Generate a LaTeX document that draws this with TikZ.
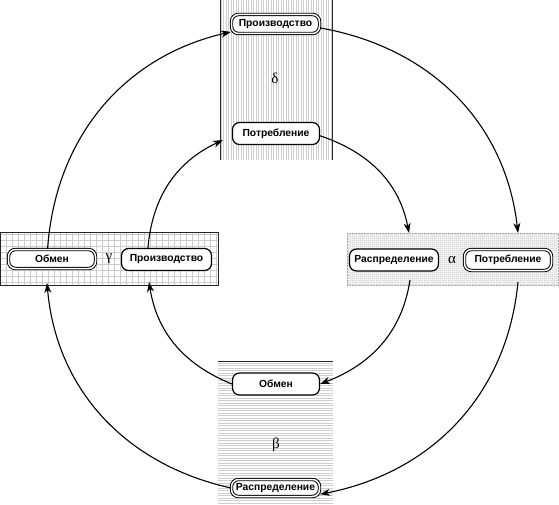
\documentclass[tikz,border=0pt]{standalone}
\usepackage{fontspec}
\setmainfont{Liberation Sans}
\newfontfamily\grk{Liberation Serif}
\usetikzlibrary{arrows.meta}
\begin{document}
\begin{tikzpicture}[x=1pt,y=1pt,
  box/.style={draw, line width=1.2pt, rounded corners=7pt, fill=white, inner sep=0pt,
    font=\fontsize{10.3}{12}\selectfont\bfseries},
  dbox/.style={draw, line width=0.95pt, double=white, double distance=1.5pt, rounded corners=7pt,
    fill=white, inner sep=0pt, font=\fontsize{10.3}{12}\selectfont\bfseries},
  conn/.style={line width=1.1pt, -{Stealth[length=10pt,width=7pt,inset=3pt]}},
  greek/.style={font=\grk\fontsize{15}{15}\selectfont},
  hatch/.style={gray!38, line width=0.5pt},
  border/.style={line width=1pt, black!85}]
\useasboundingbox (0,0) rectangle (559,504);

% delta panel (vertical hatching)
\begin{scope}
  \clip (220,344) rectangle (332,504);
  \foreach \x in {221,223.5,...,332} \draw[hatch] (\x,344) -- (\x,504);
\end{scope}
\draw[border] (220,344) -- (220,504);
\draw[border] (332,344) -- (332,504);

% beta panel (horizontal hatching)
\begin{scope}
  \clip (218,0) rectangle (333,143);
  \foreach \y in {1,3.5,...,142} \draw[hatch] (218,\y) -- (333,\y);
\end{scope}
\draw[border] (218,143) -- (333,143);

% gamma panel (grid)
\begin{scope}
  \clip (0.5,219) rectangle (218,272);
  \draw[gray!40, line width=0.4pt, step=6] (0,216) grid (222,276);
\end{scope}
\draw[border] (0.5,219) rectangle (218,272);

% alpha panel (fine dotted)
\begin{scope}
  \clip (347,219) rectangle (558,271);
  \draw[gray!22, line width=0.35pt, step=2] (346,218) grid (560,272);
\end{scope}
\draw[gray!70, line width=0.9pt, dash pattern=on 2pt off 1pt] (347,219) rectangle (558,271);

% nodes
\node[dbox, minimum width=88pt, minimum height=19pt] (proizT) at (275.5,480) {Производство};
\node[box,  minimum width=87pt, minimum height=22pt] (potrT)  at (276,370.5) {Потребление};
\node[dbox, minimum width=87pt, minimum height=19pt] (obmenL) at (52,245) {Обмен};
\node[box,  minimum width=90pt, minimum height=22pt] (proizL) at (166.5,244.5) {Производство};
\node[box,  minimum width=89pt, minimum height=22pt] (rasprR) at (394,244) {Распределение};
\node[dbox, minimum width=87pt, minimum height=21pt] (potrR)  at (508,244) {Потребление};
\node[box,  minimum width=87pt, minimum height=22pt] (obmenB) at (276,120) {Обмен};
\node[dbox, minimum width=88pt, minimum height=17pt] (rasprB) at (275.5,16) {Распределение};

% greek labels
\node[greek] (delta) at (275,426) {δ};
\node[greek] (gamma) at (109,245) {γ};
\node[greek] (alpha) at (452,244) {α};
\node[greek] (beta)  at (276,59)  {β};

% connector end points on panel borders
\coordinate (tO2) at (518,271);
\coordinate (sO3) at (518,222);
\coordinate (tO4) at (47,221);
\coordinate (tI1) at (223,364);
\coordinate (tI2) at (409,271);
\coordinate (sI3) at (410,224);
\coordinate (tI4) at (149,222);

% outer cycle
\draw[conn] (obmenL.114) to[out=86, in=193] (proizT.190);
\draw[conn] (proizT.-5) to[out=-10, in=96.5] (tO2);
\draw[conn] (sO3) to[out=264.5, in=11] (rasprB.-8);
\draw[conn] (rasprB.west) to[out=167.5, in=275] (tO4);

% inner cycle
\draw[conn] (proizL.148) to[out=85, in=205] (tI1);
\draw[conn] (potrT.-3) to[out=-18.6, in=101] (tI2);
\draw[conn] (sI3) to[out=261.3, in=21] (obmenB.east);
\draw[conn] (obmenB.west) to[out=158, in=279] (tI4);
\end{tikzpicture}
\end{document}
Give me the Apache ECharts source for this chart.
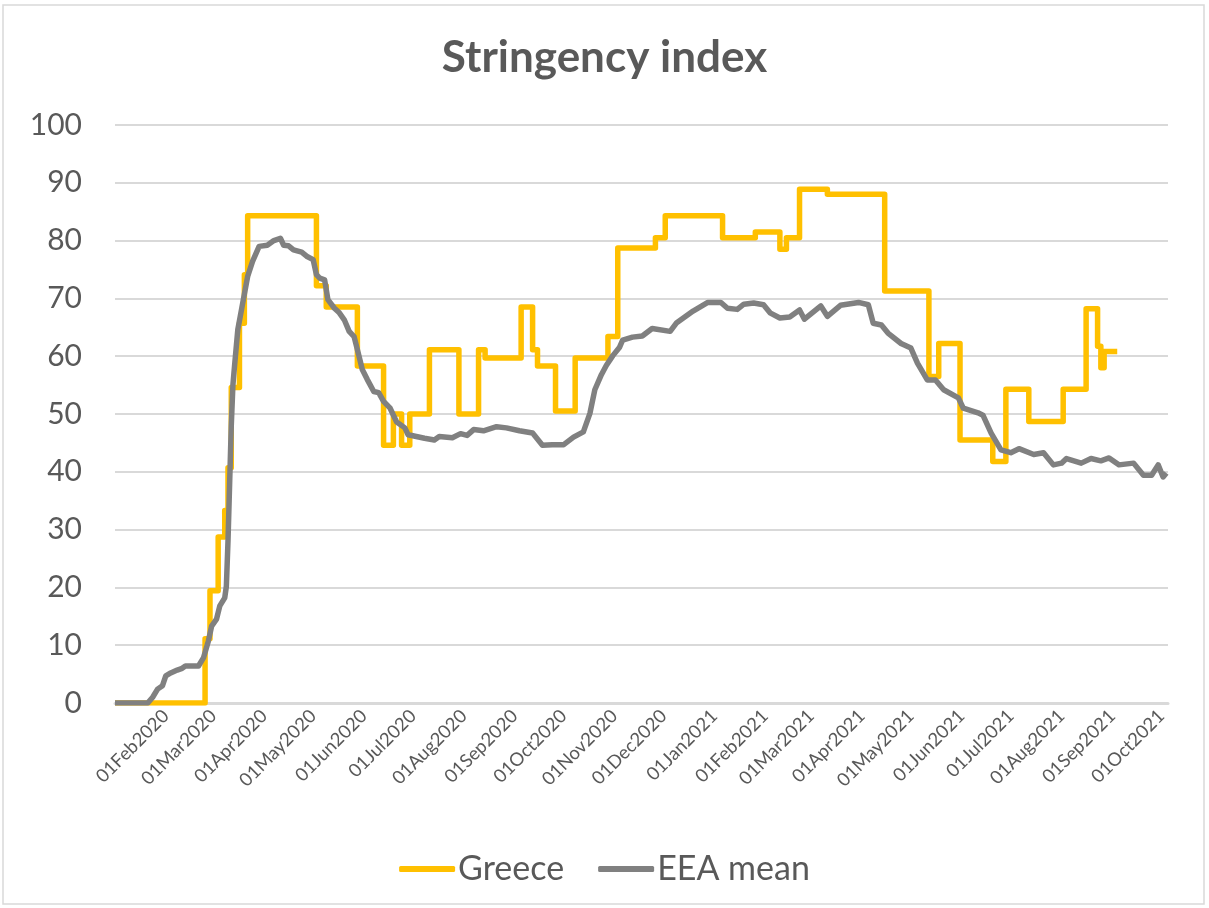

———

Without any pictures, reproduce the lines from the first one in the material through the line that has "1pt] (347,219) rectangle (558,271);", exactly as they appear.

* Solved exercise *
Generate a LaTeX document that draws this with TikZ.
\documentclass[tikz,border=0pt]{standalone}
\usepackage{fontspec}
\setmainfont{Liberation Sans}
\newfontfamily\grk{Liberation Serif}
\usetikzlibrary{arrows.meta}
\begin{document}
\begin{tikzpicture}[x=1pt,y=1pt,
  box/.style={draw, line width=1.2pt, rounded corners=7pt, fill=white, inner sep=0pt,
    font=\fontsize{10.3}{12}\selectfont\bfseries},
  dbox/.style={draw, line width=0.95pt, double=white, double distance=1.5pt, rounded corners=7pt,
    fill=white, inner sep=0pt, font=\fontsize{10.3}{12}\selectfont\bfseries},
  conn/.style={line width=1.1pt, -{Stealth[length=10pt,width=7pt,inset=3pt]}},
  greek/.style={font=\grk\fontsize{15}{15}\selectfont},
  hatch/.style={gray!38, line width=0.5pt},
  border/.style={line width=1pt, black!85}]
\useasboundingbox (0,0) rectangle (559,504);

% delta panel (vertical hatching)
\begin{scope}
  \clip (220,344) rectangle (332,504);
  \foreach \x in {221,223.5,...,332} \draw[hatch] (\x,344) -- (\x,504);
\end{scope}
\draw[border] (220,344) -- (220,504);
\draw[border] (332,344) -- (332,504);

% beta panel (horizontal hatching)
\begin{scope}
  \clip (218,0) rectangle (333,143);
  \foreach \y in {1,3.5,...,142} \draw[hatch] (218,\y) -- (333,\y);
\end{scope}
\draw[border] (218,143) -- (333,143);

% gamma panel (grid)
\begin{scope}
  \clip (0.5,219) rectangle (218,272);
  \draw[gray!40, line width=0.4pt, step=6] (0,216) grid (222,276);
\end{scope}
\draw[border] (0.5,219) rectangle (218,272);

% alpha panel (fine dotted)
\begin{scope}
  \clip (347,219) rectangle (558,271);
  \draw[gray!22, line width=0.35pt, step=2] (346,218) grid (560,272);
\end{scope}
\draw[gray!70, line width=0.9pt, dash pattern=on 2pt off 1pt] (347,219) rectangle (558,271);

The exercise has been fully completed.